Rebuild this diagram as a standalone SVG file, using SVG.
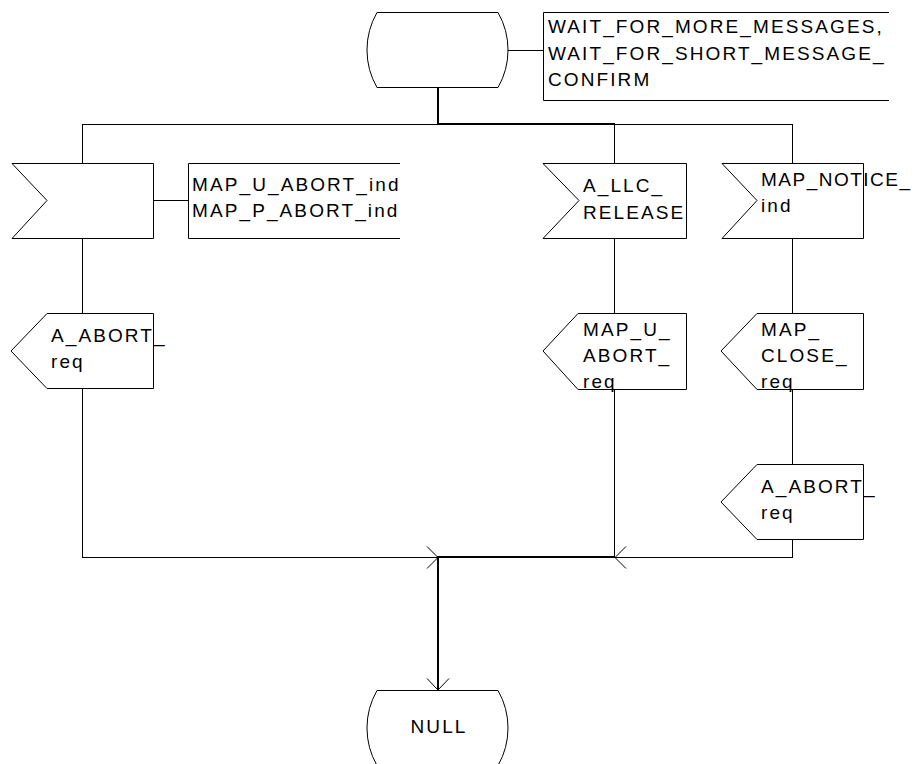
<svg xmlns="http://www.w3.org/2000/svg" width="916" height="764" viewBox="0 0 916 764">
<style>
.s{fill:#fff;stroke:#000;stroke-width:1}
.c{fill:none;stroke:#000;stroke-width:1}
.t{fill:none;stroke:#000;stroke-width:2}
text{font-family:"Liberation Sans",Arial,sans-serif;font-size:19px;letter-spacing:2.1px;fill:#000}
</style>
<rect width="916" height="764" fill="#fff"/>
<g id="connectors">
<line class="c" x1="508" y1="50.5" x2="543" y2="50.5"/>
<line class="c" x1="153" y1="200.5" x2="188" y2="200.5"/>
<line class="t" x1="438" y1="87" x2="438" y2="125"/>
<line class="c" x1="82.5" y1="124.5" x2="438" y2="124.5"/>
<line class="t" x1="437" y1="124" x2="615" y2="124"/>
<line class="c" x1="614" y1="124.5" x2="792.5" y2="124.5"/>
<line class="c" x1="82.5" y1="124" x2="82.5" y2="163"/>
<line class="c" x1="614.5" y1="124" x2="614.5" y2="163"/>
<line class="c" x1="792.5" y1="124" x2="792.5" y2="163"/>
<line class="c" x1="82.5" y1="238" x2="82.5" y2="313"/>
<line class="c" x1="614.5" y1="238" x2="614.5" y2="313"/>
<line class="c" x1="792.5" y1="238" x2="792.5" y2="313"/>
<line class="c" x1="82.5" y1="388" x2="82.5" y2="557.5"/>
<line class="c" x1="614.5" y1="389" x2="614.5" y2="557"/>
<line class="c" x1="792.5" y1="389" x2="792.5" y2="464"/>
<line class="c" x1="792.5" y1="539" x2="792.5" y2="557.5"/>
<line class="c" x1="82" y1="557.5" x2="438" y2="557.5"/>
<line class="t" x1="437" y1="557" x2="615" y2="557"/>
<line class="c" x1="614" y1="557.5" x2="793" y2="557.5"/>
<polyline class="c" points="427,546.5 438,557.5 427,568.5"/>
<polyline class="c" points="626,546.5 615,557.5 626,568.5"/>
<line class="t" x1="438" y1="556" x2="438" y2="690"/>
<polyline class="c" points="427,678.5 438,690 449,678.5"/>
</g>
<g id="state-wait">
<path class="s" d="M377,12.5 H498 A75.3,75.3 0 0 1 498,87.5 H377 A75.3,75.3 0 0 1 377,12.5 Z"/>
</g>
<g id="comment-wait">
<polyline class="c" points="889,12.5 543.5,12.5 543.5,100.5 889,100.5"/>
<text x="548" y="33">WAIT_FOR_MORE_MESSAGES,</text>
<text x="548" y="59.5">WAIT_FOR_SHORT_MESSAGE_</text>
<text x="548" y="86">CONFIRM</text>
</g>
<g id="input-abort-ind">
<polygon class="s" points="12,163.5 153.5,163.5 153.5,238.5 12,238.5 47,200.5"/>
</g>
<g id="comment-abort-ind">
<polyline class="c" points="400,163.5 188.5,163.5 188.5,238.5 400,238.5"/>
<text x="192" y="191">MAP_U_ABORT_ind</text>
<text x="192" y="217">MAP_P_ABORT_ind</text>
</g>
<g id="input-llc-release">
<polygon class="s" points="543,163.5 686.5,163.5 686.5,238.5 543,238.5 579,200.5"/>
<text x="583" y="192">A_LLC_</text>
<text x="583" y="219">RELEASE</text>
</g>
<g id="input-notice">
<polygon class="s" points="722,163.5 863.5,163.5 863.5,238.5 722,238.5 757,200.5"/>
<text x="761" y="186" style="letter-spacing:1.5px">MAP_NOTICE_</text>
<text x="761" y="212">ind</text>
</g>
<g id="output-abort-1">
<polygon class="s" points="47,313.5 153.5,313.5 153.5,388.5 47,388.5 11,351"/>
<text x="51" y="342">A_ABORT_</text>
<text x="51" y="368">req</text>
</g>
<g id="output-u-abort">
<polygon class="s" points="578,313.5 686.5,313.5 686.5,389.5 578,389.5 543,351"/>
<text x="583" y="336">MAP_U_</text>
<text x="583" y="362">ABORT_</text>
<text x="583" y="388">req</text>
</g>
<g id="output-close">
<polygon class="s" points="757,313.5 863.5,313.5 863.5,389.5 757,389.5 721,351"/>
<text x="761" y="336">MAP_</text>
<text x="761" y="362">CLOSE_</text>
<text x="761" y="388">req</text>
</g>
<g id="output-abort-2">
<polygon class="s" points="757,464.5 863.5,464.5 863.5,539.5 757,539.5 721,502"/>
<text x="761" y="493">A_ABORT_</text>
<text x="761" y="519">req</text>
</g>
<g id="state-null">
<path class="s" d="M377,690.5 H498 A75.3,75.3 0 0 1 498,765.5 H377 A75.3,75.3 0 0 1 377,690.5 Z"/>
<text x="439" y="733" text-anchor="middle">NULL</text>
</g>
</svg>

==

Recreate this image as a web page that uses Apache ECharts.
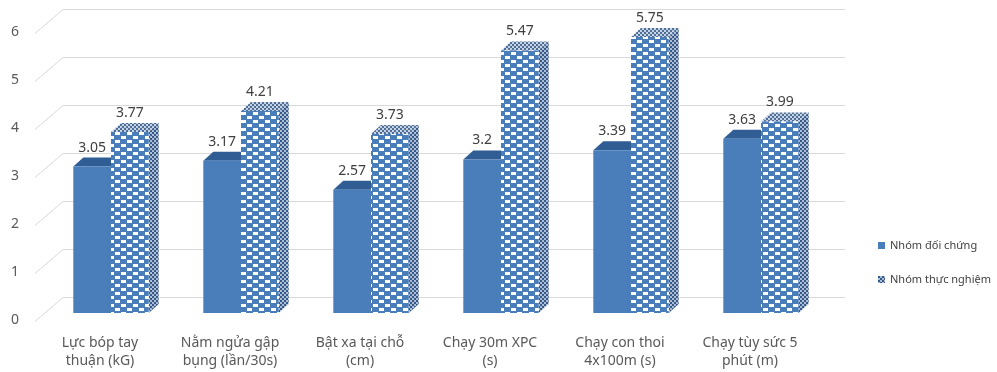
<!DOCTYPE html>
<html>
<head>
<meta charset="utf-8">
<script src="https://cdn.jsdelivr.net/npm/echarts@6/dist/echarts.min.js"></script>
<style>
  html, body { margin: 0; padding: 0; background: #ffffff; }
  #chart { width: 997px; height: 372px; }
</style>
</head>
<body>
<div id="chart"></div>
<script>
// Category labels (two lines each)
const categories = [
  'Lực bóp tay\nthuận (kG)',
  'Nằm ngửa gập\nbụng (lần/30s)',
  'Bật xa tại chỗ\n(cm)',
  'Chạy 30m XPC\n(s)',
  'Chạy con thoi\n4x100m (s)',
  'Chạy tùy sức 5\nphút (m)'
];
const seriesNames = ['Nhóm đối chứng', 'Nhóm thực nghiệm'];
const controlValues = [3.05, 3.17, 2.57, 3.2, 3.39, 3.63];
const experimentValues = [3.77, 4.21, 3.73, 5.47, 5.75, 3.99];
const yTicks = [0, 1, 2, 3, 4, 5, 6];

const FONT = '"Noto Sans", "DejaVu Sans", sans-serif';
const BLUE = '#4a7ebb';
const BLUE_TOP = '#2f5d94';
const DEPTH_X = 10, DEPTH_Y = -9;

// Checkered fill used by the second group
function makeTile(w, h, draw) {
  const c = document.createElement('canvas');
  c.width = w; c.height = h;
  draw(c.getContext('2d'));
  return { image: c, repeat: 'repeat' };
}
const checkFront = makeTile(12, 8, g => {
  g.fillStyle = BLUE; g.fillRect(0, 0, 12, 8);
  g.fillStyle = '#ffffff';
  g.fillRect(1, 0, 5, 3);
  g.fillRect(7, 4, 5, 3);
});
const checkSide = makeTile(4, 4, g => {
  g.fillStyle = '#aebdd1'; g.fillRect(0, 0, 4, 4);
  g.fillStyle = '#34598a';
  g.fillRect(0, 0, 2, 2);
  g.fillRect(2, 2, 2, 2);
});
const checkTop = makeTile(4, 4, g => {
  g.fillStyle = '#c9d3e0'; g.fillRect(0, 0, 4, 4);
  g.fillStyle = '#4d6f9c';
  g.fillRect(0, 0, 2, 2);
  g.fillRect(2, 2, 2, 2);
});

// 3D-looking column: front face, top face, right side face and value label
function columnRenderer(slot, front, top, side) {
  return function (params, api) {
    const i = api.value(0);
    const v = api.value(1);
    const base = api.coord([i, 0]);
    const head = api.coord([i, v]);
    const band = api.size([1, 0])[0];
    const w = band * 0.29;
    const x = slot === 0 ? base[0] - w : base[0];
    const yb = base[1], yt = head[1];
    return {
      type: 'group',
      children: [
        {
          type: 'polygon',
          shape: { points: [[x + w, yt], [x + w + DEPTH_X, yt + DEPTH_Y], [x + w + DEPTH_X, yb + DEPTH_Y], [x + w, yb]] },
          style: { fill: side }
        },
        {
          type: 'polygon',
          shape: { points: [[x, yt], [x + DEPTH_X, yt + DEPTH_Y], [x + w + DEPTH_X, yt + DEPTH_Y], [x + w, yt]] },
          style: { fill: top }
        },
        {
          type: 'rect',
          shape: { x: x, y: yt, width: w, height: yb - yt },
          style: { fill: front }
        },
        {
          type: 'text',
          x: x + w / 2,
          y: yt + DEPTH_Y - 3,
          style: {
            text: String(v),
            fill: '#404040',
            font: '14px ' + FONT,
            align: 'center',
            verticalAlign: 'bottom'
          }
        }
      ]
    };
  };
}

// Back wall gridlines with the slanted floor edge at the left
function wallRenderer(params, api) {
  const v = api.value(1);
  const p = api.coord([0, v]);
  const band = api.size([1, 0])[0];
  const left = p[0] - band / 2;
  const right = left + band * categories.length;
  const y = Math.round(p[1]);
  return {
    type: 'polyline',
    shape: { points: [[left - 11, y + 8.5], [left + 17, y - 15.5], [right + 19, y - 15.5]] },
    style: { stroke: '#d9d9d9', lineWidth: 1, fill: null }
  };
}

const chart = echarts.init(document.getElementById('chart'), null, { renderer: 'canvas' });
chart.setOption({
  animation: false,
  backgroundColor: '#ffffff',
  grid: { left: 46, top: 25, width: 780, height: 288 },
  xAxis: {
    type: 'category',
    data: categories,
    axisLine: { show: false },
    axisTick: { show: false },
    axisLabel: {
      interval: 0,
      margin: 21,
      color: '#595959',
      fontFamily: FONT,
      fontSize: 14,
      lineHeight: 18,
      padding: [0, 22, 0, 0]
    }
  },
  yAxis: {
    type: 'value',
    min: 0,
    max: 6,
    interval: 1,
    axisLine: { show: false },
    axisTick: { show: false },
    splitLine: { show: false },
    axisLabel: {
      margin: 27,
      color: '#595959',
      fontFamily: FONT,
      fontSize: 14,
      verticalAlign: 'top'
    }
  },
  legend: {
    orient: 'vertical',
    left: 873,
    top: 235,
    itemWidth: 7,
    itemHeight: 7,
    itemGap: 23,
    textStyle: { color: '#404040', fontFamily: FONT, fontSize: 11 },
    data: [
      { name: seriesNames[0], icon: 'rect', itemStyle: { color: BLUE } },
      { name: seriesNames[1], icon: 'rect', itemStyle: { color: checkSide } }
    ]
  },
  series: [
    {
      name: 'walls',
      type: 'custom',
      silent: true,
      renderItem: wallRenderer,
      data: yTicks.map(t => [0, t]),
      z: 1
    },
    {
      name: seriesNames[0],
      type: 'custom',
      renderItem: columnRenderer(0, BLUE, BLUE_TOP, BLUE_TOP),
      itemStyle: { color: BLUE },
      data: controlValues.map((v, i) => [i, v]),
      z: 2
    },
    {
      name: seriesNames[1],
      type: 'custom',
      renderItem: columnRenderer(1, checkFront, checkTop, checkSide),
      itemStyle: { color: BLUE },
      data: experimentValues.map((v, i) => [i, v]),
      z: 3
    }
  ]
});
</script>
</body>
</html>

...

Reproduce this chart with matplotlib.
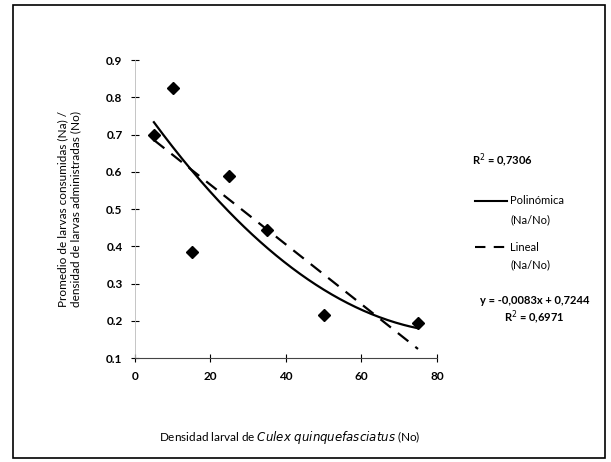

Task requirements: From the line with "Recreate this image" to the line with "const DEPTH_X = 10, DEPTH_Y = -9;", set down those lines word for word and only those, counting both ends. Pictures stay out of the copy.

Reply to the task:
Recreate this image as a web page that uses Apache ECharts.
<!DOCTYPE html>
<html>
<head>
<meta charset="utf-8">
<script src="https://cdn.jsdelivr.net/npm/echarts@6/dist/echarts.min.js"></script>
<style>
  html, body { margin: 0; padding: 0; background: #ffffff; }
  #chart { width: 997px; height: 372px; }
</style>
</head>
<body>
<div id="chart"></div>
<script>
// Category labels (two lines each)
const categories = [
  'Lực bóp tay\nthuận (kG)',
  'Nằm ngửa gập\nbụng (lần/30s)',
  'Bật xa tại chỗ\n(cm)',
  'Chạy 30m XPC\n(s)',
  'Chạy con thoi\n4x100m (s)',
  'Chạy tùy sức 5\nphút (m)'
];
const seriesNames = ['Nhóm đối chứng', 'Nhóm thực nghiệm'];
const controlValues = [3.05, 3.17, 2.57, 3.2, 3.39, 3.63];
const experimentValues = [3.77, 4.21, 3.73, 5.47, 5.75, 3.99];
const yTicks = [0, 1, 2, 3, 4, 5, 6];

const FONT = '"Noto Sans", "DejaVu Sans", sans-serif';
const BLUE = '#4a7ebb';
const BLUE_TOP = '#2f5d94';
const DEPTH_X = 10, DEPTH_Y = -9;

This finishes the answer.